Тьма. Холод. Сырость. Запах крови и смерти.
Кто-то ударил кресалом по кремню. Небольшой огонек пронизал темноту. Лорча с зажженной лампой подошел к кругу камней, забрал маленький бархатный кошель и спрятал его в куртку.
— Все хорошо, что хорошо кончается, — сказал он в темноту, где его грубому тилеанскому выговору внимали уцелевшие Волки и фон Фольк. — Я извещу Конклав.
Через мгновение он и его лампа исчезли. Арик зажег свой светильник и поднял его над головой. Левенхерц сделал то же самое, заправив светильник последним маслом. Слабый свет разлился над окровавленным залом. Воины вытащили из вязанок рядом с погасшим костром несколько сучьев и сделали факелы. Эйнхольт помог Груберу подняться.
— Ульрик да возблагодарит тебя, брат Эйнхольт, — сказал Грубер, обнимая его.
— Может быть, Ульрик еще и простит меня, — ответил Эйнхольт.
В свете факелов они собрали все трофеи в заплечные мешки. Арик почтительно передал браслет из когтей Пантеры фон Фольку. Пантера принял браслет и кивнул Волку.
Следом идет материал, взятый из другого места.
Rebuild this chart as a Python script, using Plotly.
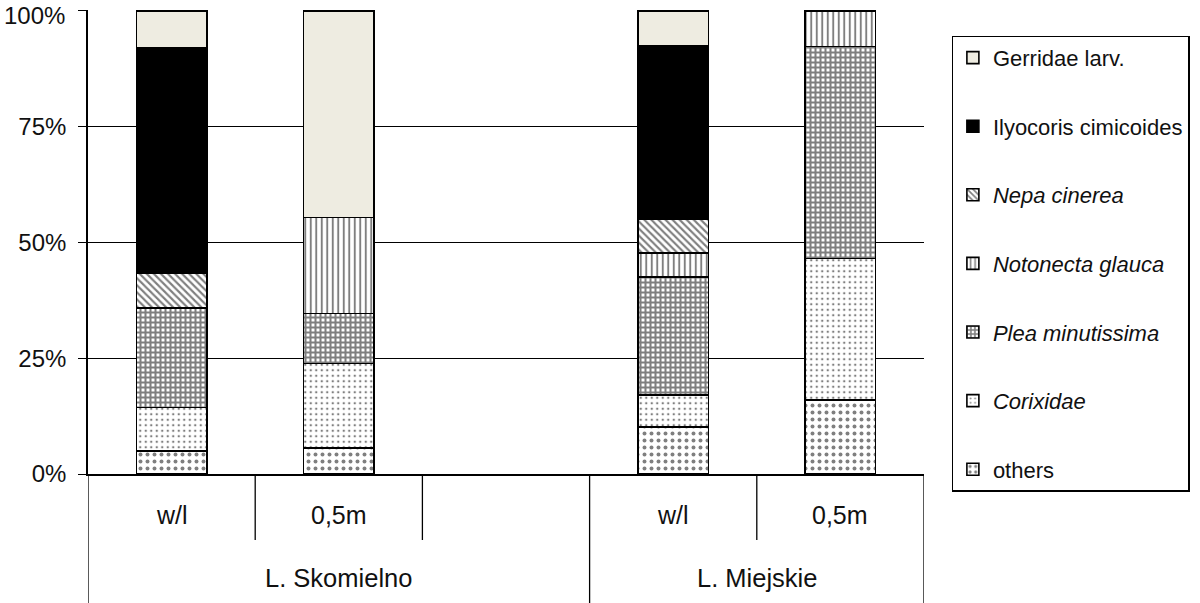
import plotly.graph_objects as go

# ---- data ----
lakes = ["L. Skomielno", "L. Skomielno", "L. Skomielno", "L. Miejskie", "L. Miejskie"]
samples = ["w/l", "0,5m", "", "w/l", "0,5m"]

others = [5.0, 5.6, None, 10.2, 16.0]
corixidae = [9.4, 18.3, None, 6.9, 30.5]
plea = [21.4, 10.8, None, 25.5, 45.8]
notonecta = [0.0, 20.7, None, 5.1, 7.7]
nepa = [7.6, 0.0, None, 7.4, 0.0]
ilyocoris = [48.6, 0.0, None, 37.4, 0.0]
gerridae = [8.0, 44.6, None, 7.5, 0.0]

y_ticks = [0, 25, 50, 75, 100]
y_tick_labels = ["0%", "25%", "50%", "75%", "100%"]

slots = list(range(len(samples)))

series = [
    ("others", others, dict(color="white", pattern=dict(shape=".", fgcolor="black", bgcolor="white", size=7, solidity=0.25))),
    ("<i>Corixidae</i>", corixidae, dict(color="white", pattern=dict(shape=".", fgcolor="black", bgcolor="white", size=5.5, solidity=0.15))),
    ("<i>Plea minutissima</i>", plea, dict(color="white", pattern=dict(shape="+", fgcolor="black", bgcolor="white", size=5, solidity=0.65))),
    ("<i>Notonecta glauca</i>", notonecta, dict(color="white", pattern=dict(shape="|", fgcolor="black", bgcolor="white", size=5.5, solidity=0.35))),
    ("<i>Nepa cinerea</i>", nepa, dict(color="white", pattern=dict(shape="\\", fgcolor="black", bgcolor="white", size=5, solidity=0.42))),
    ("Ilyocoris cimicoides", ilyocoris, dict(color="black")),
    ("Gerridae larv.", gerridae, dict(color="#EEECE1")),
]

fig = go.Figure()
n = len(series)
for i, (name, vals, mk) in enumerate(series):
    mk = dict(mk)
    mk["line"] = dict(color="black", width=1.6)
    fig.add_trace(go.Bar(
        x=slots, y=vals, name=name, marker=mk, width=0.42,
        legendgroup=f"g{i}", legendrank=100 * (n - i),
    ))

FONT = "Liberation Sans, Arial, sans-serif"
TXT = "#111"

# top tick label is placed as an annotation (nudged down so it stays inside the page)
axis_ticktext = y_tick_labels[:-1] + [""]

fig.update_layout(
    barmode="stack",
    width=1200, height=603,
    margin=dict(l=88, r=272, t=10, b=129),
    paper_bgcolor="white", plot_bgcolor="white",
    font=dict(family=FONT, size=22, color=TXT),
    showlegend=True,
    legend=dict(
        x=1.033, xanchor="left", y=0.945, yanchor="top",
        bordercolor="black", borderwidth=1.3,
        traceorder="grouped", tracegroupgap=37, maxheight=580,
        font=dict(family=FONT, size=22, color=TXT),
    ),
    xaxis=dict(
        range=[-0.5, len(samples) - 0.5], showticklabels=False, ticks="",
        showgrid=False, zeroline=False, showline=True, linecolor="black", linewidth=1.6,
        automargin=False,
    ),
    yaxis=dict(
        range=[0, 100.2], tickmode="array", tickvals=y_ticks, ticktext=axis_ticktext,
        ticks="outside", ticklen=8, tickcolor="black", tickwidth=1.4,
        showline=True, linecolor="black", linewidth=1.6,
        showgrid=True, gridcolor="black", gridwidth=1.3, zeroline=False,
        tickfont=dict(family=FONT, size=24, color=TXT), automargin=False,
        ticklabelstandoff=7,
    ),
)

fig.add_annotation(x=0, xref="paper", xanchor="right", xshift=-21,
                   y=y_ticks[-1], yref="y", yanchor="middle", yshift=-5,
                   text=y_tick_labels[-1], showarrow=False,
                   font=dict(family=FONT, size=24, color=TXT))

# category frame lines below axis
PH = 464.0
short_y = -(66 / PH)
long_y = -(129 / PH)
for k in range(len(samples) + 1):
    xb = k - 0.5
    is_long = k == 0 or k == len(samples) or (0 < k < len(samples) and lakes[k] != lakes[k - 1])
    fig.add_shape(type="line", xref="x", yref="paper", x0=xb, x1=xb, y0=0,
                  y1=long_y if is_long else short_y, line=dict(color="black", width=1.3))

for s, lab in zip(slots, samples):
    if lab:
        fig.add_annotation(x=s, y=-(41 / PH), xref="x", yref="paper", text=lab,
                           showarrow=False, font=dict(family=FONT, size=25, color=TXT),
                           yanchor="middle")

# group labels
groups = []
for s, lk in zip(slots, lakes):
    if not groups or groups[-1][0] != lk:
        groups.append([lk, s, s])
    else:
        groups[-1][2] = s
for lk, a, b in groups:
    center = ((a - 0.5) + (b + 0.5)) / 2
    fig.add_annotation(x=center, y=-(104 / PH), xref="x", yref="paper", text=lk,
                       showarrow=False, font=dict(family=FONT, size=25.5, color=TXT),
                       yanchor="middle")

fig.write_html("out.html", config={"displayModeBar": False},
               post_script="document.body.style.margin='0';")
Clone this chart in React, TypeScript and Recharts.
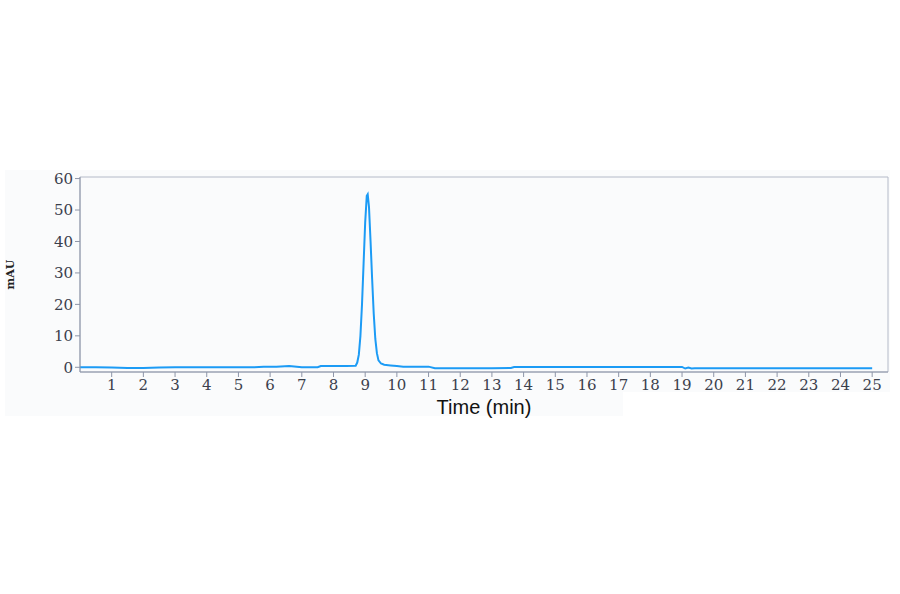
import { LineChart, Line, XAxis, YAxis, ReferenceArea, Label } from 'recharts';

// Chromatogram trace (time in min, absorbance in mAU)
const TIME = [
  0, 0.5, 1, 1.5, 2, 2.5, 3, 3.5, 4, 4.5, 5, 5.5, 5.8, 6.2, 6.6, 7.0, 7.5, 7.6, 8.0, 8.4,
  8.7, 8.75, 8.8, 8.85, 8.9, 8.95, 9.0, 9.05, 9.08, 9.12, 9.17, 9.22, 9.27, 9.32, 9.37,
  9.42, 9.5, 9.6, 9.8, 10.0, 10.2, 10.6, 11.0, 11.2, 12, 13, 13.6, 13.7, 15, 17, 19.0,
  19.1, 19.2, 19.3, 19.4, 20, 22, 24, 25,
];
const MAU = [
  0, 0, -0.1, -0.2, -0.2, -0.1, 0, 0, 0, 0, 0, 0, 0.2, 0.2, 0.4, 0, 0, 0.4, 0.4, 0.4,
  0.5, 1.5, 4, 10, 20, 33, 46, 54.5, 55, 51, 40, 28, 17, 9, 4.5,
  2.2, 1.2, 0.8, 0.6, 0.4, 0.2, 0.2, 0.2, -0.3, -0.3, -0.3, -0.2, 0.1, 0.1, 0.1, 0.1,
  -0.4, -0.1, -0.4, -0.3, -0.3, -0.3, -0.3, -0.3,
];
const X_TICKS = [1, 2, 3, 4, 5, 6, 7, 8, 9, 10, 11, 12, 13, 14, 15, 16, 17, 18, 19, 20, 21, 22, 23, 24, 25];
const Y_TICKS = [0, 10, 20, 30, 40, 50, 60];

const data = TIME.map((t, i) => ({ t, v: MAU[i] }));

const AXIS = '#8d95a8';
const TICK = { fill: '#3b404c', fontSize: 15, fontFamily: '"DejaVu Serif", serif' };

export default function App() {
  return (
    <div style={{ position: 'absolute', left: 0, top: 0, width: 900, height: 594, background: '#fff' }}>
      <div style={{ position: 'absolute', left: 5, top: 170, width: 618, height: 246, background: '#fafbfc' }} />
      <div style={{ position: 'absolute', left: 623, top: 170, width: 267, height: 222, background: '#fafbfc' }} />
      <div style={{ position: 'absolute', left: 0, top: 0 }}>
        <LineChart width={900} height={594} data={data} margin={{ top: 177, right: 12, bottom: 172, left: 0 }}>
          <XAxis
            dataKey="t"
            type="number"
            domain={[0, 25.5]}
            ticks={X_TICKS}
            allowDataOverflow
            stroke={AXIS}
            tickSize={5}
            tickMargin={2}
            tick={TICK}
            height={50}
          >
            <Label
              value="Time (min)"
              position="insideBottom"
              offset={8}
              style={{ fill: '#111', fontSize: 20, fontFamily: '"Liberation Sans", Arial, sans-serif' }}
            />
          </XAxis>
          <YAxis
            type="number"
            domain={[-1.5, 60.5]}
            ticks={Y_TICKS}
            allowDataOverflow
            stroke={AXIS}
            tickSize={5}
            tickMargin={2}
            tick={TICK}
            width={80}
          >
            <Label
              value="mAU"
              angle={-90}
              position="insideLeft"
              offset={10}
              style={{ fill: '#222', fontSize: 11, fontWeight: 'bold', fontFamily: '"DejaVu Serif", serif', textAnchor: 'middle' }}
            />
          </YAxis>
          <ReferenceArea x1={0} x2={25.5} y1={-1.5} y2={60.5} fill="none" stroke="#b4bac8" strokeWidth={1} />
          <Line
            type="linear"
            dataKey="v"
            stroke="#1c9bf5"
            strokeWidth={2}
            dot={false}
            isAnimationActive={false}
          />
        </LineChart>
      </div>
    </div>
  );
}
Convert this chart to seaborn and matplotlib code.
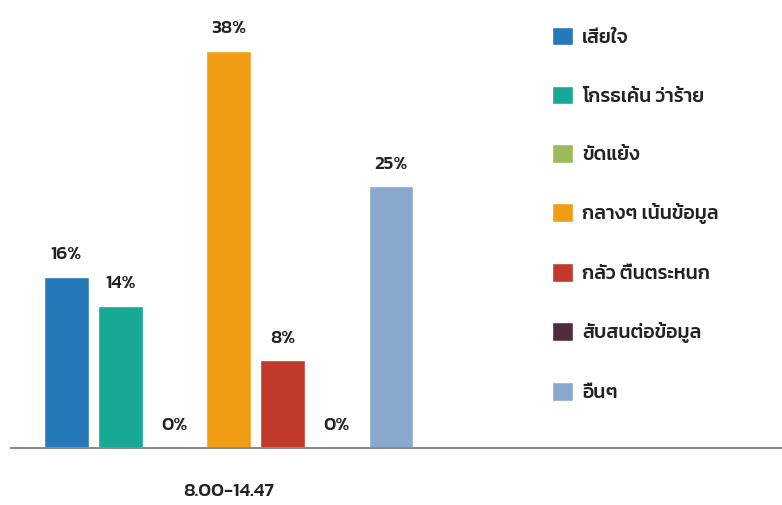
import matplotlib
matplotlib.use("Agg")
import matplotlib.pyplot as plt
import seaborn as sns
import pandas as pd

categories = ["8.00-14.47"]
emotions = ["เสียใจ", "โกรธเค้น ว่าร้าย", "ขัดแย้ง", "กลางๆ เน้นข้อมูล",
            "กลัว ตื่นตระหนก", "สับสนต่อข้อมูล", "อื่นๆ"]
values = [16.4, 13.6, 0, 38.1, 8.4, 0, 25.1]
colors = ["#2579B8", "#17A996", "#9BBB59", "#F09C15", "#C0392B", "#532B3F", "#89A8CE"]

df = pd.DataFrame({"cat": categories * len(emotions), "emotion": emotions, "value": values})

sns.set_theme(style="white")
plt.rcParams["font.family"] = ["Kanit", "DejaVu Sans"]

fig = plt.figure(figsize=(7.82, 5.05), dpi=100)
ax = fig.add_axes([0.014, 1 - 448 / 505, 0.986, 437.6 / 505])

sns.barplot(data=df, x="cat", y="value", hue="emotion", hue_order=emotions,
            palette=colors, gap=0.18, width=0.8, ax=ax, legend=True, saturation=1)

for c in ax.containers:
    ax.bar_label(c, labels=[f"{v:.0f}%" for v in c.datavalues], padding=10,
                 fontsize=13.5, fontweight="medium", color="#222222")

ax.set_ylim(0, 42)
ax.set_xlim(-0.46, 1.17)
ax.set_xlabel("")
ax.set_ylabel("")
ax.set_yticks([])
ax.tick_params(axis="x", length=0, pad=25, labelsize=14, labelcolor="#222222")
for lbl in ax.get_xticklabels():
    lbl.set_fontweight("medium")
for s in ["top", "right", "left"]:
    ax.spines[s].set_visible(False)
ax.spines["bottom"].set_color("#8c8c8c")
ax.spines["bottom"].set_linewidth(1.5)

handles, labels = ax.get_legend_handles_labels()
ax.get_legend().remove()
fs = 14
fig.legend(handles, labels, loc="upper left", bbox_to_anchor=(542 / 782, 1 - 17 / 505),
           frameon=False, handlelength=1.1, handleheight=1.1,
           labelspacing=2.0, handletextpad=0.45, borderpad=0, labelcolor="#222222",
           prop={"weight": "medium", "size": fs})

fig.savefig("out.png", dpi=100)
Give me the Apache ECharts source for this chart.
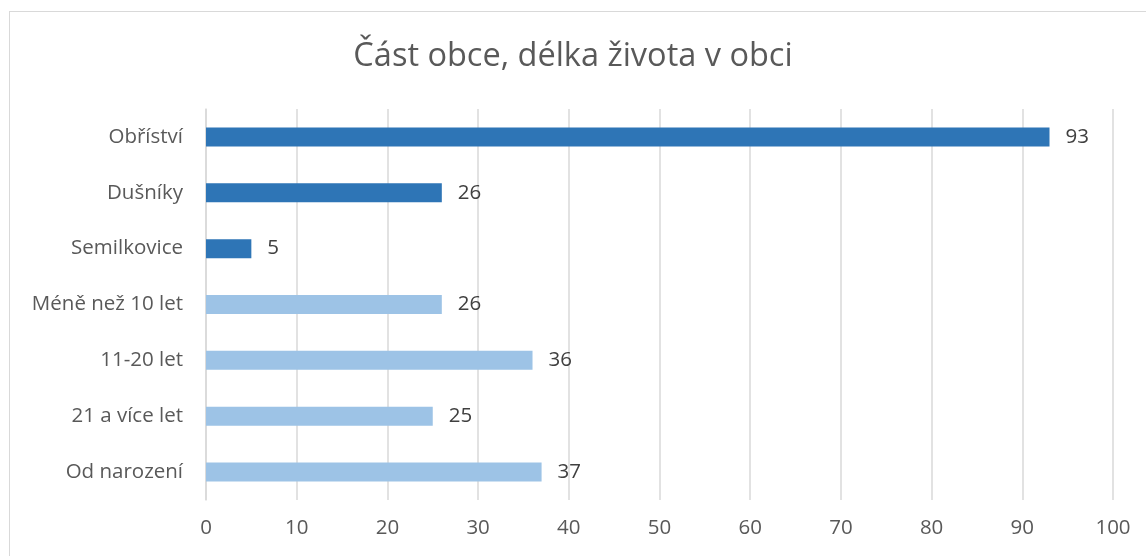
<!DOCTYPE html>
<html>
  <head>
    <meta charset="UTF-8" />
    <title>Část obce, délka života v obci</title>
    <style>
      html, body { margin: 0; padding: 0; background: #fff; }
      #frame {
        position: absolute; left: 9px; top: 11px; width: 1150px; height: 560px;
        border: 1px solid #d9d9d9; box-sizing: border-box;
      }
      #main { position: absolute; left: 0; top: 0; width: 1146px; height: 556px; }
    </style>
  </head>
  <body>
    <div id="frame"></div>
    <div id="main"></div>
    <script src="https://cdn.jsdelivr.net/npm/echarts@6/dist/echarts.min.js"></script>
    <script>
      // categories top to bottom
      const categories = ['Obříství', 'Dušníky', 'Semilkovice', 'Méně než 10 let', '11-20 let', '21 a více let', 'Od narození']
      const values = [93, 26, 5, 26, 36, 25, 37]
      const darkBlue = '#2e75b6'
      const lightBlue = '#9dc3e6'
      const barColors = [darkBlue, darkBlue, darkBlue, lightBlue, lightBlue, lightBlue, lightBlue]
      const xTicks = [0, 10, 20, 30, 40, 50, 60, 70, 80, 90, 100]

      const font = '"Open Sans", Lato, sans-serif'

      let chart = echarts.init(document.getElementById('main'))
      chart.setOption({
        animation: false,
        title: {
          text: 'Část obce, délka života v obci',
          left: 'center',
          top: 35,
          textStyle: { fontFamily: font, fontSize: 32.5, fontWeight: 'normal', color: '#595959' },
        },
        grid: { left: 206, right: 33, top: 109, bottom: 56 },
        xAxis: {
          type: 'value',
          min: xTicks[0],
          max: xTicks[xTicks.length - 1],
          interval: 10,
          axisLine: { show: false },
          axisTick: { show: false },
          axisLabel: { fontFamily: font, fontSize: 20.5, color: '#595959', margin: 18 },
          splitLine: { lineStyle: { color: '#d9d9d9', width: 1.5 } },
        },
        yAxis: {
          type: 'category',
          inverse: true,
          data: categories,
          axisLine: { lineStyle: { color: '#d9d9d9', width: 1.5 } },
          axisTick: { length: 7, lineStyle: { color: '#d9d9d9', width: 1.5 } },
          axisLabel: { fontFamily: font, fontSize: 20.5, color: '#595959', margin: 23 },
        },
        series: [
          {
            type: 'bar',
            barWidth: 19,
            data: values.map((v, i) => ({ value: v, itemStyle: { color: barColors[i] } })),
            label: {
              show: true,
              position: 'right',
              distance: 16,
              fontFamily: font,
              fontSize: 20.5,
              color: '#404040',
            },
          },
        ],
      })
    </script>
  </body>
</html>
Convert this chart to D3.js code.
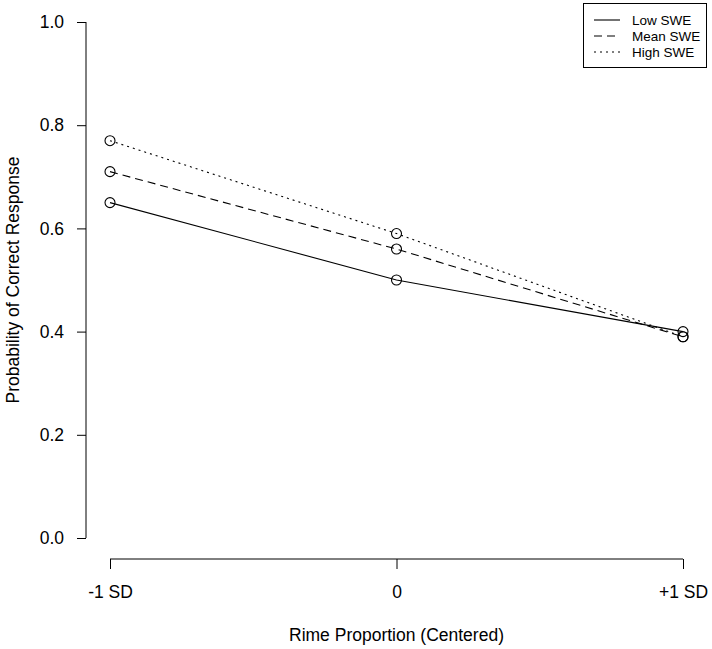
<!DOCTYPE html>
<html><head><meta charset="utf-8">
<script src="https://cdn.jsdelivr.net/npm/d3@7"></script>
<style>body{margin:0;background:#fff}svg{display:block}text{font-family:"Liberation Sans",Arial,sans-serif;fill:#000}</style>
</head><body>
<script>
const xPositions = [-1, 0, 1];
const xTickLabels = ["-1 SD", "0", "+1 SD"];
const yTicks = [0, 0.2, 0.4, 0.6, 0.8, 1.0];
const seriesNames = ["Low SWE", "Mean SWE", "High SWE"];
const lowSWE = [0.65, 0.50, 0.40];
const meanSWE = [0.71, 0.56, 0.39];
const highSWE = [0.77, 0.59, 0.39];

const W = 712, H = 649;
const svg = d3.select("body").append("svg").attr("width", W).attr("height", H);
const x = d3.scaleLinear().domain([-1, 1]).range([110, 683]);
const y = d3.scaleLinear().domain([0, 1]).range([538, 22]);
const fs = 17.5;

// Y axis
const yAxis = svg.append("g").attr("transform", "translate(86,0)")
  .call(d3.axisLeft(y).tickValues(yTicks).tickFormat(d3.format(".1f")).tickSize(9).tickPadding(13));
yAxis.select(".domain").attr("d", `M0,${y(0)}V${y(1)}`);
// X axis
const xAxis = svg.append("g").attr("transform", "translate(0,559)")
  .call(d3.axisBottom(x).tickValues(xPositions).tickFormat((d, i) => xTickLabels[i]).tickSize(10).tickPadding(17));
xAxis.select(".domain").attr("d", `M${x(-1)},0H${x(1)}`);
svg.selectAll(".tick text").attr("font-size", fs).attr("font-family", "Liberation Sans, Arial, sans-serif").attr("fill", "#000");
svg.selectAll(".domain, .tick line").attr("stroke", "#000").attr("stroke-width", 1);

// Titles
svg.append("text").attr("x", (x(-1) + x(1)) / 2).attr("y", 641).attr("text-anchor", "middle").attr("font-size", fs).text("Rime Proportion (Centered)");
svg.append("text").attr("transform", `translate(19,${(y(0) + y(1)) / 2}) rotate(-90)`).attr("text-anchor", "middle").attr("font-size", fs).text("Probability of Correct Response");

const series = [
  { name: seriesNames[0], values: lowSWE, dash: null },
  { name: seriesNames[1], values: meanSWE, dash: "8,5" },
  { name: seriesNames[2], values: highSWE, dash: "2,4" }
];
const line = d3.line().x((d, i) => x(xPositions[i])).y(d => y(d));
series.forEach(s => {
  svg.append("path").attr("d", line(s.values)).attr("fill", "none").attr("stroke", "#000").attr("stroke-width", 1.1)
    .attr("stroke-dasharray", s.dash);
  svg.selectAll(null).data(s.values).enter().append("circle")
    .attr("cx", (d, i) => x(xPositions[i])).attr("cy", d => y(d)).attr("r", 5)
    .attr("fill", "none").attr("stroke", "#000").attr("stroke-width", 1.1);
});

// Legend
const lg = svg.append("g");
lg.append("rect").attr("x", 583.5).attr("y", 3.5).attr("width", 123).attr("height", 64).attr("fill", "#fff").attr("stroke", "#000");
series.forEach((s, i) => {
  const yy = 20 + i * 16;
  lg.append("line").attr("x1", 594).attr("x2", 620).attr("y1", yy).attr("y2", yy).attr("stroke", "#000").attr("stroke-width", 1.1).attr("stroke-dasharray", s.dash);
  lg.append("text").attr("x", 632).attr("y", yy + 5).attr("font-size", 13.5).text(s.name);
});
</script>
</body></html>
— Ульрик видел то, что вы сделали здесь. Ваша жертва не была напрасной. О вашем мужестве узнают все в моем Ордене.
— И, возможно, наши Ордена не будут с этих пор такими непримиримыми соперниками, — сказал Грубер, встав на ноги. — Во имя этого дела и Пантеры пролили свою кровь.
Он и фон Фольк пожали друг другу руки.
— Мы все собрали, — сказал Эйнхольт. Он и Арик несли мешки, полные самых ценных вещей города. — Пора бы и выбираться отсюда. Наши факелы долго не протянут, а наверху я знаю пару-тройку человек, которым вид этих безделушек принесет огромное облегчение.
Левенхерц что-то искал сзади них, высоко подняв факел. Его лицо было бледным и растерянным.
— Слушайте… здесь ее нет. Даже следа не осталось. Та тварь, которую ударил Эйнхольт. Она рассыпалась в пыль или…
— … или сбежала, — закончил за него Грубер.
Признание
Воздух над Мидденхеймом был холоден и спокоен. У земли ветер находил способы пробраться в каждую оконную щель, свистнуть в каждую неплотно закрытую дверь, он носился в проходах и переулках, выбивая расшатавшиеся кирпичи, ныряя в подворотни и крысиные лазы, как убегающий вор. Ему было весело, людям — холодно. В Мидденхейм пришла осень.
Уличные жаровни теперь топились жарче, языки пламени, выскакивая из них, лизали стены домов, оставляя черные следы копоти. Горели они до самого утра. Солнце садилось рано, и для многих горожан рабочий день сокращался. Они не особо надрывались, сохраняя силы для зимних дней, когда холода и бесчисленные болезни свалят с ног не одну сотню человек. Из года в год зима брала свою дань человеческими жизнями с Города-на-Горе.